Irish Life & Permanent announces €433m loss

Irish Life & Permanent plc has announced a fall of 42% in its operating profits for 2008.

Irish Life & Permanent plc has announced a fall of 42% in its operating profits for 2008.

This, coupled with bad results in equity investments, has resulted in a loss after tax of €433m for the institution.

The figure – €341m - compares to €590m for 2007 and is made up of an operating profit of €284m in the Group’s life & pensions business (down 18% on 2007) and an operating profit of €30m in permanent tsb bank (down 86% on 2007).

The bank figure is dominated by exceptional provisions – largely arising out of losses made on debt securities placed with three Icelandic Banks and with Lehman Brothers as well as an increase in impairment provisions on the bank’s loan book. No final dividend is being paid.

Under-pressure chairman of Irish Life & Permanent plc, Gillian Bowler, defended the results as a “strong performance in a tough market”.

Bowler signalled out the performance of the life & pensions business where Irish Life and Irish Life Investment Managers both secured increased market share.

“We’ve demonstrated our ability to respond to the challenging conditions better than many of our competitors,” she said. “And while investment product sales were significantly down, sales of pension and protection products held up well.”

Bowler said the results reflected the general economic slowdown in the second half of 2008 which had impacted on both the life business and the banking business.

“The economic slowdown impacted on sales in the life business and through increasing impairments in the banking business,” sad Bowler. “However the bank remains very strong and it’s clear that because it’s a provider of personal home loans to retail customers, we’re clearly not faced with the massive impairment charges faced by many other banks.”

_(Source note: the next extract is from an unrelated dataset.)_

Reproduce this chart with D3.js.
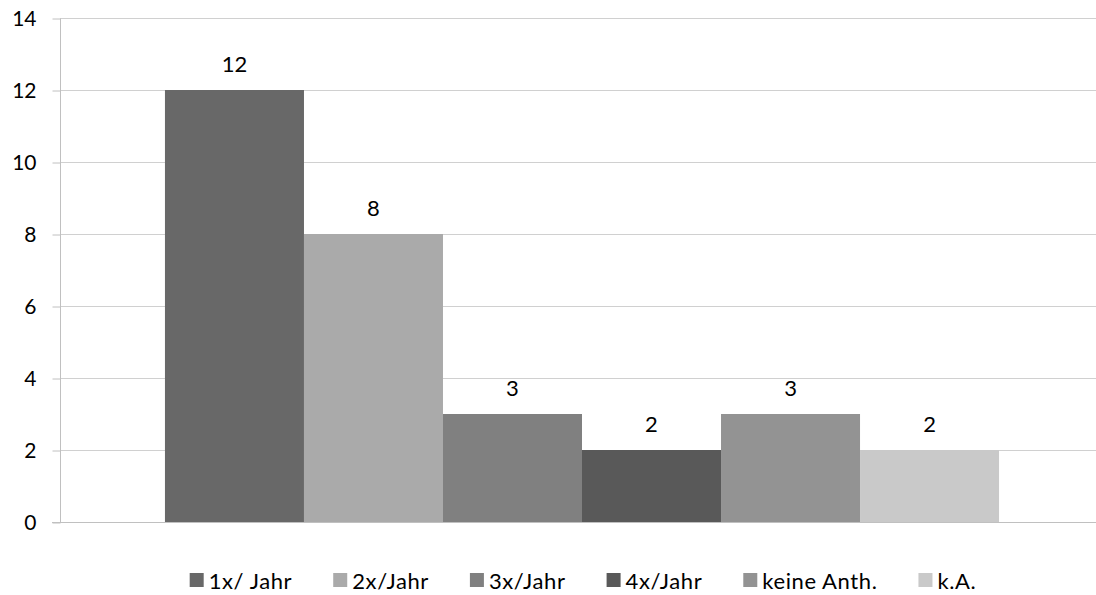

Speaking on the profit-after-tax figure, Bowler said that it was shaped by the economic impact of collapsing investment markets last year on the embedded value of the life & pensions business and because the bank had made a number of exceptional provisions to cover, for example, debt securities with Lehman Brothers which it still hopes to recover and with three Icelandic Banks held as part of the Bank’s normal treasury management programme.